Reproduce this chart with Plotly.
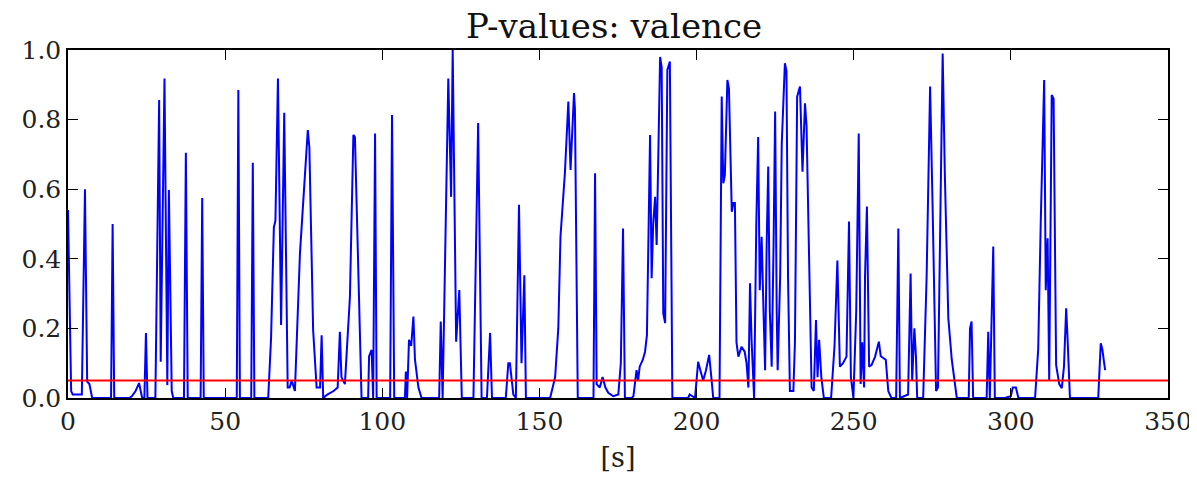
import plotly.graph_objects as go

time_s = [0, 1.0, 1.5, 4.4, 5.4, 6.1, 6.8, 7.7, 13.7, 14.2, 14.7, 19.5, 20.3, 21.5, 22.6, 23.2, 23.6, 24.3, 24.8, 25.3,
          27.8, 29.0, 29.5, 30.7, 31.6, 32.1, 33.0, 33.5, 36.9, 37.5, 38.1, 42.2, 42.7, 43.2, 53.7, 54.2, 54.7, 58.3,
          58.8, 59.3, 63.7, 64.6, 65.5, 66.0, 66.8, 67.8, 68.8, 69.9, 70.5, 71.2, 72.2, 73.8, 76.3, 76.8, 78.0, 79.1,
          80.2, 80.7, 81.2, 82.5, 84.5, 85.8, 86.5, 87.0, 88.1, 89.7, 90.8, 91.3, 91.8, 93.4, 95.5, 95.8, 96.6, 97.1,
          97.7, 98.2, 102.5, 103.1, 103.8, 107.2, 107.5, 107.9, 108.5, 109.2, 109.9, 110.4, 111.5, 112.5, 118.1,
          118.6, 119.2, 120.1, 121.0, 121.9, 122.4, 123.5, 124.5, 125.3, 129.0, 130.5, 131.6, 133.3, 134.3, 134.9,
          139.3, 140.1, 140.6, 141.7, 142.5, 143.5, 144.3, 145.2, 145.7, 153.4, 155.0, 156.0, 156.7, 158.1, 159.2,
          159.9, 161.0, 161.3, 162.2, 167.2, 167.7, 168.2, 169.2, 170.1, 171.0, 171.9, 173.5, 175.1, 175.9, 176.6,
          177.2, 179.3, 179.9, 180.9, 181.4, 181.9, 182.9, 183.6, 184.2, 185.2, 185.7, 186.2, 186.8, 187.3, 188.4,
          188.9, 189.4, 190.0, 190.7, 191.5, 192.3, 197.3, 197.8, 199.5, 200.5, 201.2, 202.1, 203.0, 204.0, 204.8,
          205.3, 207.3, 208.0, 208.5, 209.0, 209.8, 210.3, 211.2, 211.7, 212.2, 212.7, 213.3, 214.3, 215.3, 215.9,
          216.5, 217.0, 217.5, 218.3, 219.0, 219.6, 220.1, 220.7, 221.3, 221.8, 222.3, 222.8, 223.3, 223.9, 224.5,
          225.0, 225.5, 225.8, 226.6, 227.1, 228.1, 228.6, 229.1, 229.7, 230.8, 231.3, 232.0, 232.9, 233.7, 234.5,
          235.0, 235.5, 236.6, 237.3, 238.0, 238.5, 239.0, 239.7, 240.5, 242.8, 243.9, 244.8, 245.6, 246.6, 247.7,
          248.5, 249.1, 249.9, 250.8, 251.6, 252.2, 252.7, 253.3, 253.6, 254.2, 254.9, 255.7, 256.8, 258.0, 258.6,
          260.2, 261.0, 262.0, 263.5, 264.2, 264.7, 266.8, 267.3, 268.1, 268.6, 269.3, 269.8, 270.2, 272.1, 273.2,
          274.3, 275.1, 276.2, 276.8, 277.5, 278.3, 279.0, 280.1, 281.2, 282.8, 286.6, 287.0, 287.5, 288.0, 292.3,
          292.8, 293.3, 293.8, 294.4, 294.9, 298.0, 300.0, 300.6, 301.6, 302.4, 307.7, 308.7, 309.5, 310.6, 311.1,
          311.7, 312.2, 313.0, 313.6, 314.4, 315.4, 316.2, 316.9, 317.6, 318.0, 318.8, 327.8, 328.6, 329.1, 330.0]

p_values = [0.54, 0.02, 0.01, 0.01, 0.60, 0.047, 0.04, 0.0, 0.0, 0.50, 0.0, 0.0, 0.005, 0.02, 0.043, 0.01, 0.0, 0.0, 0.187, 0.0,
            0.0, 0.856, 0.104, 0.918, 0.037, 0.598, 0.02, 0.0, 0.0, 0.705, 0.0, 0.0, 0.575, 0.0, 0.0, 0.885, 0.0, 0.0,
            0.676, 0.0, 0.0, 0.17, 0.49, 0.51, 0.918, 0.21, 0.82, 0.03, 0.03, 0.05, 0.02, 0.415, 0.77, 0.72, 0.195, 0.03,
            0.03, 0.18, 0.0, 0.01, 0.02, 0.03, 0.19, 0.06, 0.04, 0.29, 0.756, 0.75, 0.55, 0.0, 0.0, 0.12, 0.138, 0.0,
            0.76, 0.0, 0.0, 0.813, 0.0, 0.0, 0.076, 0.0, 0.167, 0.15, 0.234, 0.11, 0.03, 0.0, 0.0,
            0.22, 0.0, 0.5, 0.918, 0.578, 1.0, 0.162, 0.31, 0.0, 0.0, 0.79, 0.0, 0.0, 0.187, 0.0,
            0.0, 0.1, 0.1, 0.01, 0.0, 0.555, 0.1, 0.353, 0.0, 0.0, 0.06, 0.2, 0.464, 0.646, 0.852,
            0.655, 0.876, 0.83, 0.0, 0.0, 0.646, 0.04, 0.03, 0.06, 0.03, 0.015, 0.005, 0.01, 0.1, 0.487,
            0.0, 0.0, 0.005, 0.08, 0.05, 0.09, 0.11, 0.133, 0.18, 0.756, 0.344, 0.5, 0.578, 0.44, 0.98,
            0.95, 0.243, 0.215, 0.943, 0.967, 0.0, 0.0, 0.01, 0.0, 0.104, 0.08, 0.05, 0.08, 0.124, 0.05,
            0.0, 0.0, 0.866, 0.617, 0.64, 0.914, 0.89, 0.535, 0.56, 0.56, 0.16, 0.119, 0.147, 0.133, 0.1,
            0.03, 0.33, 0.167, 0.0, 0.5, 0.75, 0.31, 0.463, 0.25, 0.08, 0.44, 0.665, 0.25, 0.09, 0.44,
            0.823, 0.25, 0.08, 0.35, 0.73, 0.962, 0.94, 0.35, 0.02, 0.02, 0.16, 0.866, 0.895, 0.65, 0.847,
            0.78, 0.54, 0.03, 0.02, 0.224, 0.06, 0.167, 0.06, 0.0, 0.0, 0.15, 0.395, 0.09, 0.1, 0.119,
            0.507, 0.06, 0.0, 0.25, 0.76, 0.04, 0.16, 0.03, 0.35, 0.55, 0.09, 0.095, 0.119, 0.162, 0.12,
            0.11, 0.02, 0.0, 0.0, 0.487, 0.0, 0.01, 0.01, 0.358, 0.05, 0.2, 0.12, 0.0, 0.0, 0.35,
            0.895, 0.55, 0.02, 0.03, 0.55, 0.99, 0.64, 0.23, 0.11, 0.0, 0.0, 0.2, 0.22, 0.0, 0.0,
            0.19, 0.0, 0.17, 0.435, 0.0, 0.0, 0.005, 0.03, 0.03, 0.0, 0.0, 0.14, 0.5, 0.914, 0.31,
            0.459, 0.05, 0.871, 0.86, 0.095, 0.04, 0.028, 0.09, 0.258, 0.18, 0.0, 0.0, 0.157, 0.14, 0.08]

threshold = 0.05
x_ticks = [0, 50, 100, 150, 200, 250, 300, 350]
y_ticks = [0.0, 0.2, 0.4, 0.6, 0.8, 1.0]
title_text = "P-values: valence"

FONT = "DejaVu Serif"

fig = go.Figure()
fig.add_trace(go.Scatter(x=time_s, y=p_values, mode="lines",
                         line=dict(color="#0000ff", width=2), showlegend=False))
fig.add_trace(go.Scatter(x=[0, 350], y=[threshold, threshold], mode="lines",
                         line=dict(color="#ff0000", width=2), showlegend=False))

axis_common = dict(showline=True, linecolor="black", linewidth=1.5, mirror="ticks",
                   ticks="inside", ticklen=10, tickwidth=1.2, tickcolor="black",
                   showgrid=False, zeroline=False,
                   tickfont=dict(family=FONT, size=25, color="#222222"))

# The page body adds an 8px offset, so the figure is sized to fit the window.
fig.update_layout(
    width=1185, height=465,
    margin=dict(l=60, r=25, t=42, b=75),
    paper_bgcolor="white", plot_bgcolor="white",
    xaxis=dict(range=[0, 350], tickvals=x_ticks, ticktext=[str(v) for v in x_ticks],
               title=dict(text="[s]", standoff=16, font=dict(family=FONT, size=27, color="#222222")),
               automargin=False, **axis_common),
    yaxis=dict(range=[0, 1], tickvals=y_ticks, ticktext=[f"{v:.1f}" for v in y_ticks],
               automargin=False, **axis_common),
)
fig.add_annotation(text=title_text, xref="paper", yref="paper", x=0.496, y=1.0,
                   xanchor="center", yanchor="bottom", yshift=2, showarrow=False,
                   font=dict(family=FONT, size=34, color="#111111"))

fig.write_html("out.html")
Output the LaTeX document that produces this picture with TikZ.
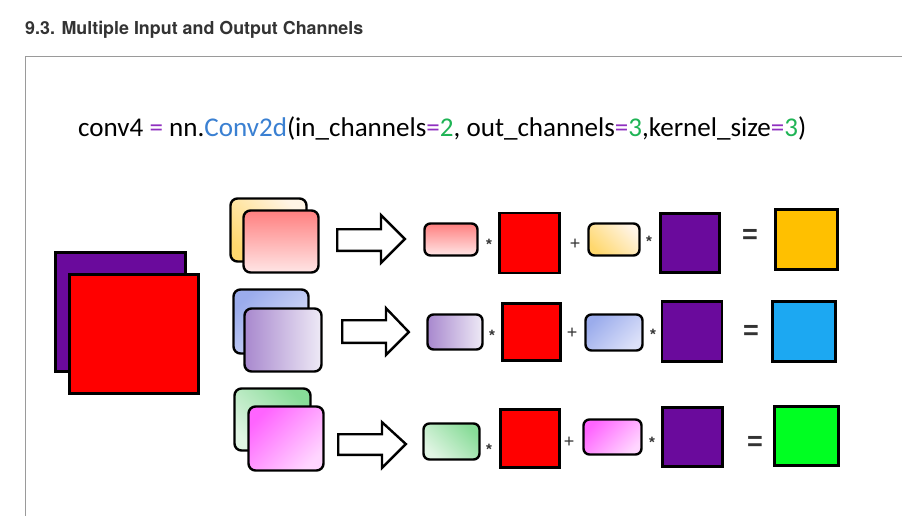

#### THE TASK
Restate each line from the start of the listing through the line bearing "328.6, 329.1, 330.0]" word for word. Drop the pictures.

#### TASK RESPONSE
Reproduce this chart with Plotly.
import plotly.graph_objects as go

time_s = [0, 1.0, 1.5, 4.4, 5.4, 6.1, 6.8, 7.7, 13.7, 14.2, 14.7, 19.5, 20.3, 21.5, 22.6, 23.2, 23.6, 24.3, 24.8, 25.3,
          27.8, 29.0, 29.5, 30.7, 31.6, 32.1, 33.0, 33.5, 36.9, 37.5, 38.1, 42.2, 42.7, 43.2, 53.7, 54.2, 54.7, 58.3,
          58.8, 59.3, 63.7, 64.6, 65.5, 66.0, 66.8, 67.8, 68.8, 69.9, 70.5, 71.2, 72.2, 73.8, 76.3, 76.8, 78.0, 79.1,
          80.2, 80.7, 81.2, 82.5, 84.5, 85.8, 86.5, 87.0, 88.1, 89.7, 90.8, 91.3, 91.8, 93.4, 95.5, 95.8, 96.6, 97.1,
          97.7, 98.2, 102.5, 103.1, 103.8, 107.2, 107.5, 107.9, 108.5, 109.2, 109.9, 110.4, 111.5, 112.5, 118.1,
          118.6, 119.2, 120.1, 121.0, 121.9, 122.4, 123.5, 124.5, 125.3, 129.0, 130.5, 131.6, 133.3, 134.3, 134.9,
          139.3, 140.1, 140.6, 141.7, 142.5, 143.5, 144.3, 145.2, 145.7, 153.4, 155.0, 156.0, 156.7, 158.1, 159.2,
          159.9, 161.0, 161.3, 162.2, 167.2, 167.7, 168.2, 169.2, 170.1, 171.0, 171.9, 173.5, 175.1, 175.9, 176.6,
          177.2, 179.3, 179.9, 180.9, 181.4, 181.9, 182.9, 183.6, 184.2, 185.2, 185.7, 186.2, 186.8, 187.3, 188.4,
          188.9, 189.4, 190.0, 190.7, 191.5, 192.3, 197.3, 197.8, 199.5, 200.5, 201.2, 202.1, 203.0, 204.0, 204.8,
          205.3, 207.3, 208.0, 208.5, 209.0, 209.8, 210.3, 211.2, 211.7, 212.2, 212.7, 213.3, 214.3, 215.3, 215.9,
          216.5, 217.0, 217.5, 218.3, 219.0, 219.6, 220.1, 220.7, 221.3, 221.8, 222.3, 222.8, 223.3, 223.9, 224.5,
          225.0, 225.5, 225.8, 226.6, 227.1, 228.1, 228.6, 229.1, 229.7, 230.8, 231.3, 232.0, 232.9, 233.7, 234.5,
          235.0, 235.5, 236.6, 237.3, 238.0, 238.5, 239.0, 239.7, 240.5, 242.8, 243.9, 244.8, 245.6, 246.6, 247.7,
          248.5, 249.1, 249.9, 250.8, 251.6, 252.2, 252.7, 253.3, 253.6, 254.2, 254.9, 255.7, 256.8, 258.0, 258.6,
          260.2, 261.0, 262.0, 263.5, 264.2, 264.7, 266.8, 267.3, 268.1, 268.6, 269.3, 269.8, 270.2, 272.1, 273.2,
          274.3, 275.1, 276.2, 276.8, 277.5, 278.3, 279.0, 280.1, 281.2, 282.8, 286.6, 287.0, 287.5, 288.0, 292.3,
          292.8, 293.3, 293.8, 294.4, 294.9, 298.0, 300.0, 300.6, 301.6, 302.4, 307.7, 308.7, 309.5, 310.6, 311.1,
          311.7, 312.2, 313.0, 313.6, 314.4, 315.4, 316.2, 316.9, 317.6, 318.0, 318.8, 327.8, 328.6, 329.1, 330.0]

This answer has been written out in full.